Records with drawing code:
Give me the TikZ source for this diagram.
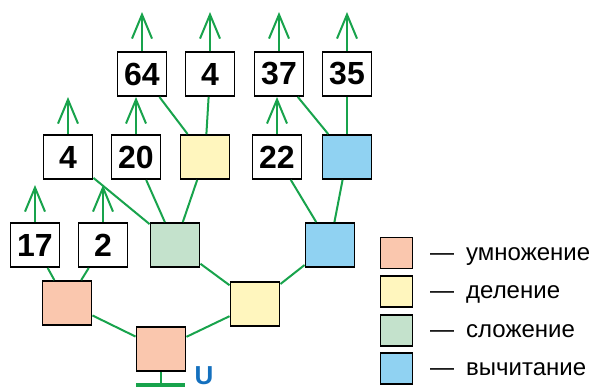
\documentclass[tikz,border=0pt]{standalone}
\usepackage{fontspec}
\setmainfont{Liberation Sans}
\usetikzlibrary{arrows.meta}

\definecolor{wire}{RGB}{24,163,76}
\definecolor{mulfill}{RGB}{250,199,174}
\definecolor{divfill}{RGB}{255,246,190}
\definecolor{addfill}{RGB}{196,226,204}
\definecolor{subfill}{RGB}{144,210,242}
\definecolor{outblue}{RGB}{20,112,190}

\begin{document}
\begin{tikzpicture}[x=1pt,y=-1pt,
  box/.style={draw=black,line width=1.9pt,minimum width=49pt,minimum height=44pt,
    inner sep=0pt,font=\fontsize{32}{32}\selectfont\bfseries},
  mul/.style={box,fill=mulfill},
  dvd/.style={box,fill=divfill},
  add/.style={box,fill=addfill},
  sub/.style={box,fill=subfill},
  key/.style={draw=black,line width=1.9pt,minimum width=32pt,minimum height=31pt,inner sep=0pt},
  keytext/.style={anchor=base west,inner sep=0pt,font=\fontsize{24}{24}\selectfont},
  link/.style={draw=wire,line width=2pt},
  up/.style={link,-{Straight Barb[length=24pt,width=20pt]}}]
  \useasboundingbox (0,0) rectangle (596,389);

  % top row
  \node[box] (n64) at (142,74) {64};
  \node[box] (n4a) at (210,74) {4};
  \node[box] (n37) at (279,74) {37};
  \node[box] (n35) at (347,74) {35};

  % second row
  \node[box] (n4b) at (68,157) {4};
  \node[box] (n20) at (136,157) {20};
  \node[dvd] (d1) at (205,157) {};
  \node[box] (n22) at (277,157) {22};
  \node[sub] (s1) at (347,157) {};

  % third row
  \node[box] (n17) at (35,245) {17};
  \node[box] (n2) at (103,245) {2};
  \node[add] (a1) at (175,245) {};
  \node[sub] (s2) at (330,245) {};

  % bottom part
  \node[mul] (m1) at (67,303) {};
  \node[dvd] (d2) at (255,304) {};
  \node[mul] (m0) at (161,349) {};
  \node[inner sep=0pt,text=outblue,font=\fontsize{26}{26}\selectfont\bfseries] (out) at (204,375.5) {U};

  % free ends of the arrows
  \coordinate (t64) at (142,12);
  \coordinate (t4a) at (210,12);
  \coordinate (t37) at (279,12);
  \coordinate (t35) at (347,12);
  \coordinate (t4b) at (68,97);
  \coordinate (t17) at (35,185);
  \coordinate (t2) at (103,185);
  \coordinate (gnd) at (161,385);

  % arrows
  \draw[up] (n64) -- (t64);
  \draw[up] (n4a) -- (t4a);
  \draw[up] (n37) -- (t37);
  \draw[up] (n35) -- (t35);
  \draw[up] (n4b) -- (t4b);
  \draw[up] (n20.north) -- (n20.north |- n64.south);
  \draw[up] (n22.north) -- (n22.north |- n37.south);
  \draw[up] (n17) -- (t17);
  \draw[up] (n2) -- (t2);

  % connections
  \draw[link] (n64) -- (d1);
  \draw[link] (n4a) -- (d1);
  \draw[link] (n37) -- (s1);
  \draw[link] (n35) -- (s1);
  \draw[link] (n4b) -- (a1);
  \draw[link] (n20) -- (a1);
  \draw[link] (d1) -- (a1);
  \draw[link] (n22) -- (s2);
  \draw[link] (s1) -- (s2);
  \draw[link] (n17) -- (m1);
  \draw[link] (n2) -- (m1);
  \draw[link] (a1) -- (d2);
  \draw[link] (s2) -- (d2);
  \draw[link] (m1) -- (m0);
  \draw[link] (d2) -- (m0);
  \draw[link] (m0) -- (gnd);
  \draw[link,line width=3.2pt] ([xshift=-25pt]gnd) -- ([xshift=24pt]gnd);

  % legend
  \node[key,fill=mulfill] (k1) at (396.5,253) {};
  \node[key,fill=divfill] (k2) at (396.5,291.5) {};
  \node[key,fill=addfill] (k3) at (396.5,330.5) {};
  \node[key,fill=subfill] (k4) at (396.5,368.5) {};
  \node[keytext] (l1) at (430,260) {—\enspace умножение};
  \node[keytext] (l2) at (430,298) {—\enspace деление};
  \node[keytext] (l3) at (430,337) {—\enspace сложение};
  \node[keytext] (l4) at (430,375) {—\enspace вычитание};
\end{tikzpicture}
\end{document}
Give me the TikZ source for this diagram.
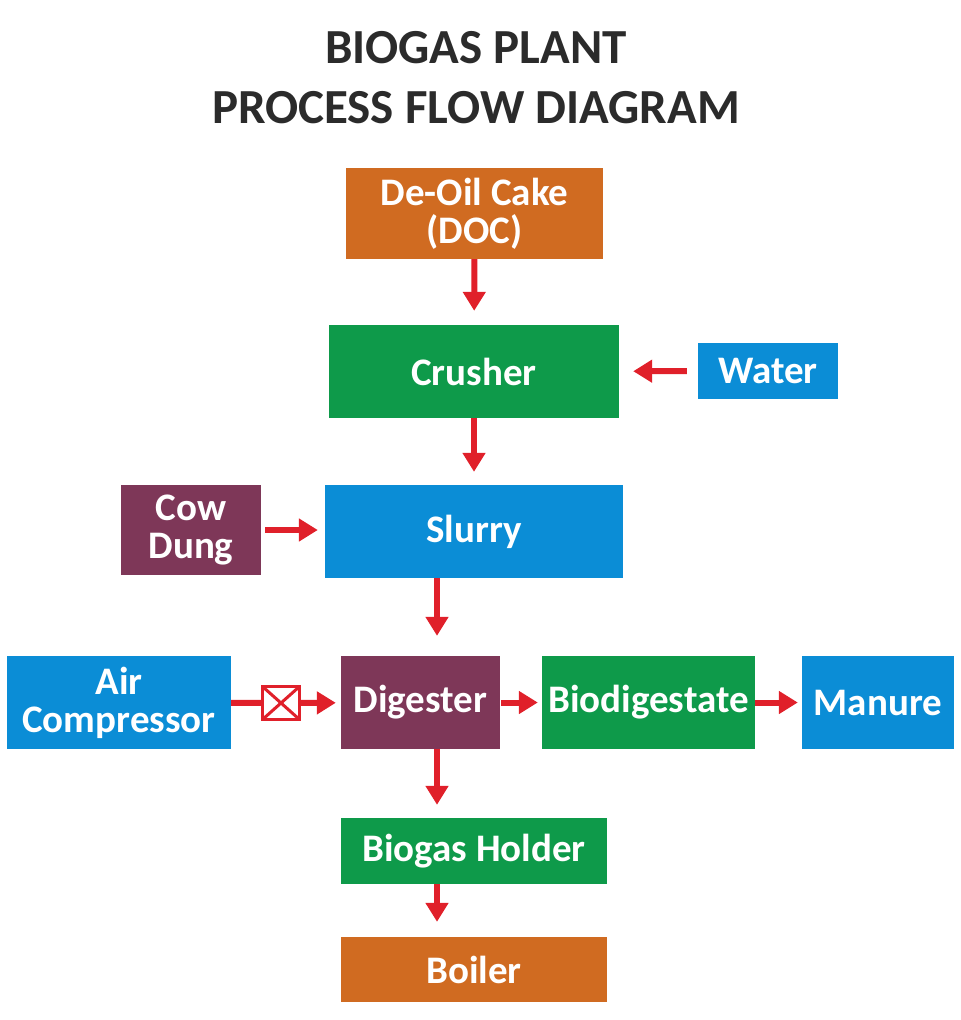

WORK REQUIRED:
Using the material above, set down every line exactly, but skip the pictures.

EXERCISE SOLUTION:
Give me the TikZ source for this diagram.
\documentclass[tikz,border=0pt]{standalone}
\usepackage{fontspec}
\setmainfont{Liberation Sans}
\usetikzlibrary{arrows.meta}

\definecolor{wire}{RGB}{24,163,76}
\definecolor{mulfill}{RGB}{250,199,174}
\definecolor{divfill}{RGB}{255,246,190}
\definecolor{addfill}{RGB}{196,226,204}
\definecolor{subfill}{RGB}{144,210,242}
\definecolor{outblue}{RGB}{20,112,190}

\begin{document}
\begin{tikzpicture}[x=1pt,y=-1pt,
  box/.style={draw=black,line width=1.9pt,minimum width=49pt,minimum height=44pt,
    inner sep=0pt,font=\fontsize{32}{32}\selectfont\bfseries},
  mul/.style={box,fill=mulfill},
  dvd/.style={box,fill=divfill},
  add/.style={box,fill=addfill},
  sub/.style={box,fill=subfill},
  key/.style={draw=black,line width=1.9pt,minimum width=32pt,minimum height=31pt,inner sep=0pt},
  keytext/.style={anchor=base west,inner sep=0pt,font=\fontsize{24}{24}\selectfont},
  link/.style={draw=wire,line width=2pt},
  up/.style={link,-{Straight Barb[length=24pt,width=20pt]}}]
  \useasboundingbox (0,0) rectangle (596,389);

  % top row
  \node[box] (n64) at (142,74) {64};
  \node[box] (n4a) at (210,74) {4};
  \node[box] (n37) at (279,74) {37};
  \node[box] (n35) at (347,74) {35};

  % second row
  \node[box] (n4b) at (68,157) {4};
  \node[box] (n20) at (136,157) {20};
  \node[dvd] (d1) at (205,157) {};
  \node[box] (n22) at (277,157) {22};
  \node[sub] (s1) at (347,157) {};

  % third row
  \node[box] (n17) at (35,245) {17};
  \node[box] (n2) at (103,245) {2};
  \node[add] (a1) at (175,245) {};
  \node[sub] (s2) at (330,245) {};

  % bottom part
  \node[mul] (m1) at (67,303) {};
  \node[dvd] (d2) at (255,304) {};
  \node[mul] (m0) at (161,349) {};
  \node[inner sep=0pt,text=outblue,font=\fontsize{26}{26}\selectfont\bfseries] (out) at (204,375.5) {U};

  % free ends of the arrows
  \coordinate (t64) at (142,12);
  \coordinate (t4a) at (210,12);
  \coordinate (t37) at (279,12);
  \coordinate (t35) at (347,12);
  \coordinate (t4b) at (68,97);
  \coordinate (t17) at (35,185);
  \coordinate (t2) at (103,185);
  \coordinate (gnd) at (161,385);

  % arrows
  \draw[up] (n64) -- (t64);
  \draw[up] (n4a) -- (t4a);
  \draw[up] (n37) -- (t37);
  \draw[up] (n35) -- (t35);
  \draw[up] (n4b) -- (t4b);
  \draw[up] (n20.north) -- (n20.north |- n64.south);
  \draw[up] (n22.north) -- (n22.north |- n37.south);
  \draw[up] (n17) -- (t17);
  \draw[up] (n2) -- (t2);

  % connections
  \draw[link] (n64) -- (d1);
  \draw[link] (n4a) -- (d1);
  \draw[link] (n37) -- (s1);
  \draw[link] (n35) -- (s1);
  \draw[link] (n4b) -- (a1);
  \draw[link] (n20) -- (a1);
  \draw[link] (d1) -- (a1);
  \draw[link] (n22) -- (s2);
  \draw[link] (s1) -- (s2);
  \draw[link] (n17) -- (m1);
  \draw[link] (n2) -- (m1);
  \draw[link] (a1) -- (d2);
  \draw[link] (s2) -- (d2);
  \draw[link] (m1) -- (m0);
  \draw[link] (d2) -- (m0);
  \draw[link] (m0) -- (gnd);
  \draw[link,line width=3.2pt] ([xshift=-25pt]gnd) -- ([xshift=24pt]gnd);

  % legend
  \node[key,fill=mulfill] (k1) at (396.5,253) {};
  \node[key,fill=divfill] (k2) at (396.5,291.5) {};
  \node[key,fill=addfill] (k3) at (396.5,330.5) {};
  \node[key,fill=subfill] (k4) at (396.5,368.5) {};
  \node[keytext] (l1) at (430,260) {—\enspace умножение};
  \node[keytext] (l2) at (430,298) {—\enspace деление};
  \node[keytext] (l3) at (430,337) {—\enspace сложение};
  \node[keytext] (l4) at (430,375) {—\enspace вычитание};
\end{tikzpicture}
\end{document}
Give me the TikZ source for this diagram.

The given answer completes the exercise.